The wine has been an absolute success in the marketplace. It
was selected to be served to Chef Philippe Parc, Meilleur Ouvrier de France
(Best Craftsman, France) in pastry-making, during a recognition dinner in April
of 2012. Before that, it was selected to be served during an homage dinner for
internationally renowned chef Ferran Adrià’s during his visit to Montreal’s
Institute d’hotellerie et tourisme du Québec (ITHQ) in November of 2011, and it
was also served at the royal visit of Prince William and Princess Catherine in
Montreal in July of that same year. It has won numerous awards in Canada, the
U.S. and abroad.
Venice Pinot Noir 2010 was next. This wine is 85% Pinot Noir and 15% Landot
Noir, all hand-picked at the end of September. The same winemaking team as
above. Lovely cherry and plum come
through right up front on the nose, with lovely floral overtones. Cherry and
plum come through across the palate with notes of leather, black liquorice and
smokiness as promised. An elegant wine. Not your normal Pinot Noir, in that,
the mall amount of Landot Noir does through the profile on its ear, but the
wine in and of itself was very, very good.

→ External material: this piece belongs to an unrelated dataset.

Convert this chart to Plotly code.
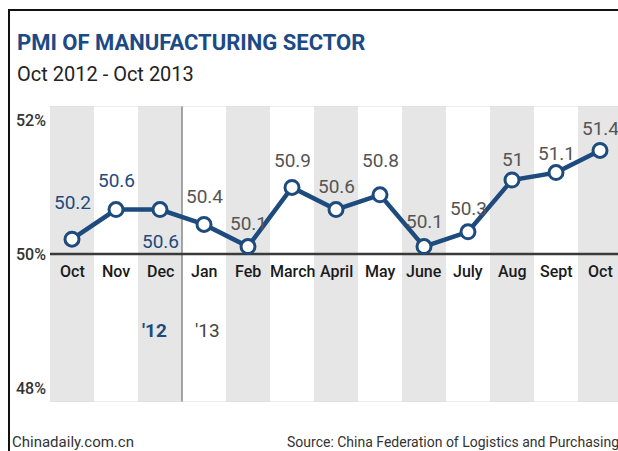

The last wine I tried was the Bin 33 Red. According to
Carone, “The Bin 33 brand of wines are modern styled wine that is unrestrained,
bold and unconventional. They were created by approaching winemaking from a
different angle....style. This is contrary to the traditional and current
stream of thought, that winemaking should follow a recipe.”
The 100% Frontenac wine was grown in the same sandy loam and
made by the same wine team. The grapes were picked mid-October. This was a big,
spicy, strawberry fruit nose with hints of vanilla. Nice acidity and soft
tannins made this an approachable, easy drinking red.
After all was said and done, I had to say, despite my run in
with local law enforcement, Carone wines had been worth the effort….maybe not
the ticket, though.
As I tasted across Quebec in a few short days, with our
group with several grand tastings thrown in, while we tasted some other nice
reds along the way, I came to appreciate Anthony’s wines more and more. I came
to appreciate that Anthony really had found a way to beat back nature, and to
put the effort in to make wonderful, drinkable reds that could compete, not
just in Quebec, but in any region. And he had. And of course, no one does it
alone. They had!
Congrats to everyone at Vignoble Carone Wines!!!